Dopo aver visitato un ex edificio dei servizi segreti e aver visto che molti documenti giacevano a terra, calpestati e danneggiati dalla pioggia, il medico ha anche chiesto a questo leader, la cui lingua non assomiglia all’arabo letterario dei vecchi capi di Stato della regione o al vocabolario delle élite formatesi negli Stati Uniti, informazioni sulla conservazione degli archivi.

“Ha riconosciuto che era un problema, ma ha spiegato che c’erano così tante cose da fare che fino a quel momento si erano concentrati sulla sicurezza”, continua Taha. Mentre se ne andava, gli ho chiesto a margine di nominare i due libri che avevano avuto il maggiore impatto su di lui. Mi ha risposto che legge soprattutto storia, filosofia e libri di tecnologia.

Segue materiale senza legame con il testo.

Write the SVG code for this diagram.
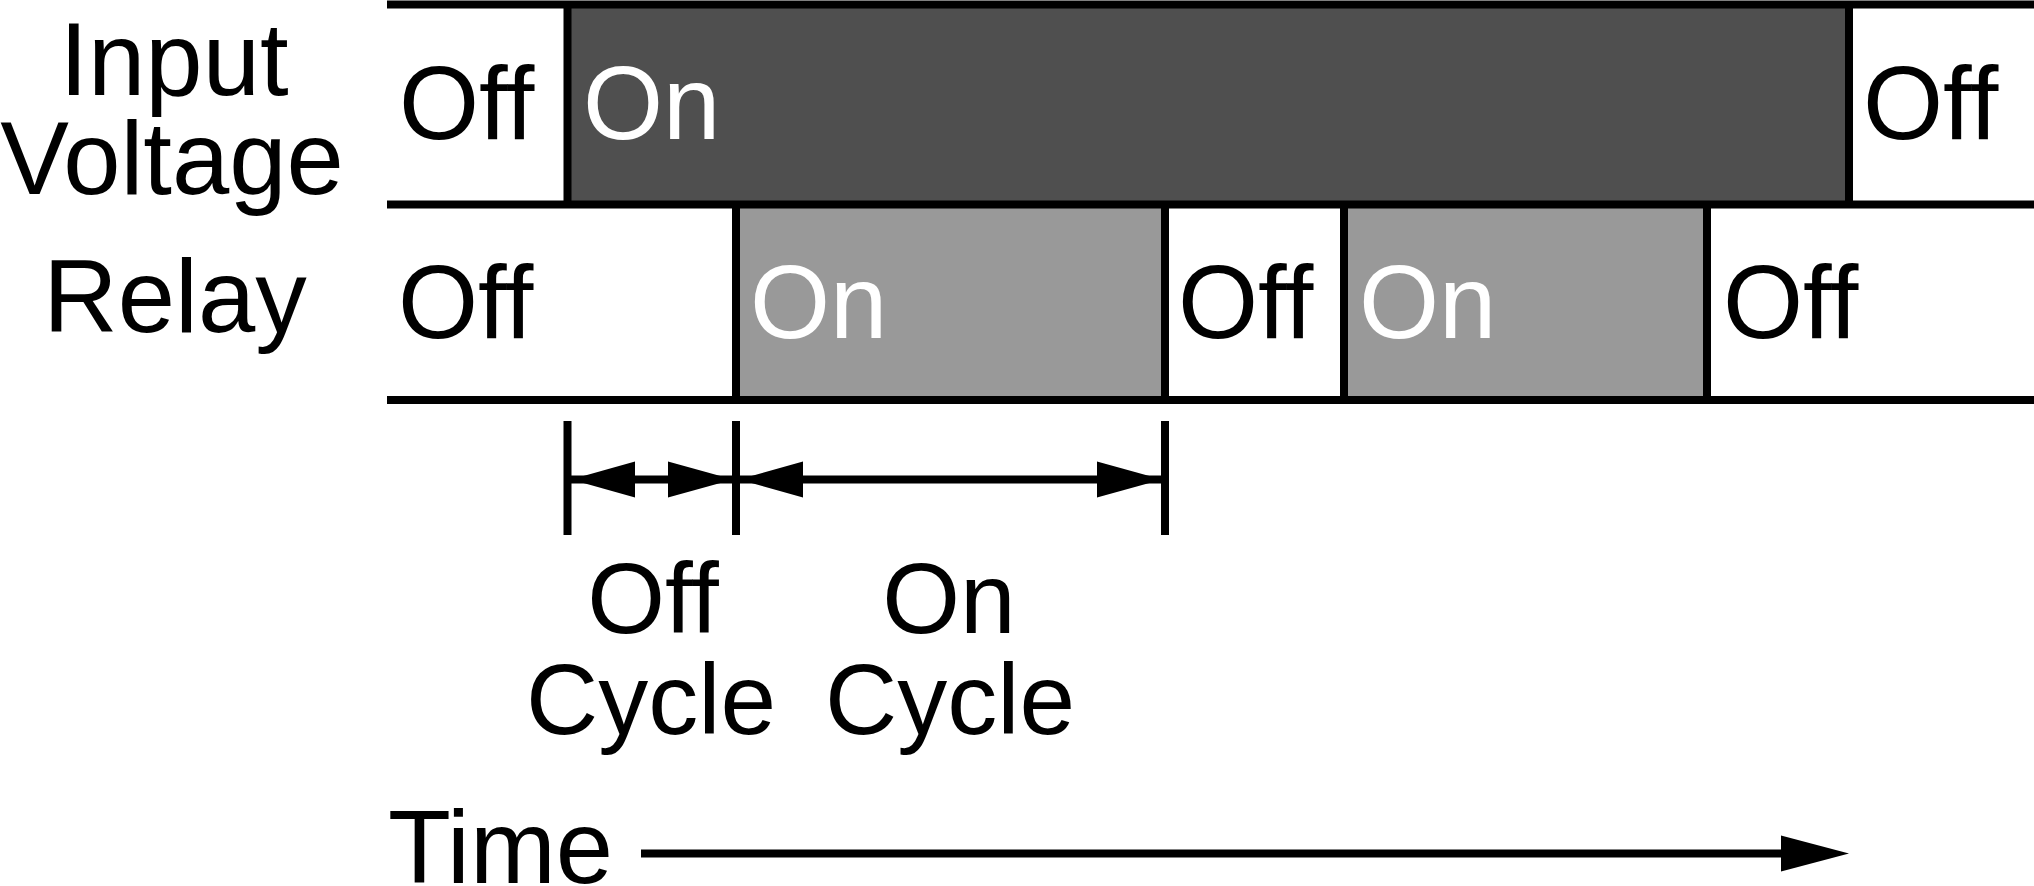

Ha intenzione di tornare in Siria? “Ahmed al-Charaa ci ha detto chiaramente che tutte le competenze sono benvenute. È troppo presto per dare una risposta, ma quello che è certo è che dopo i pochi giorni trascorsi qui, non vedo come potrei tornare alla mia squallida vita occidentale…”.

Ben prima della mezzanotte, migliaia di siriani si sono radunati con le loro famiglie in Place des Omeyyades, a due passi dalla città vecchia di Damasco, per festeggiare il nuovo anno e la nuova Siria, provocando enormi ingorghi e un interminabile coro di clacson.

Oltre alla detonazione di migliaia di fuochi d’artificio, si è sentito il rumore dei carburatori delle moto e qualche raffica di kalashnikov sparata in cielo, nonostante i divieti imposti dall’HTC nei primi giorni della sua presa di potere.

I giovani hanno ballato al grido di “Huriya, huriya” (“Libertà, libertà”) e hanno ripreso gli slogan della rivoluzione del 2011, come “Bashar, che la tua anima sia maledetta”. Tutti tengono in alto i loro smartphone per catturare la luce e il suono di un momento che meno di un mese fa sarebbe stato impensabile. Di solito ricarico il mio telefono solo una volta al giorno”, ride un uomo che è venuto qui per festeggiare questo insolito Capodanno. In questo momento c’è così tanto da fare che devo farlo cinque volte al giorno”.

In mezzo a questa folla trasportata dal momento, un altro sorride osservando: “La gente ha fame di gioia”.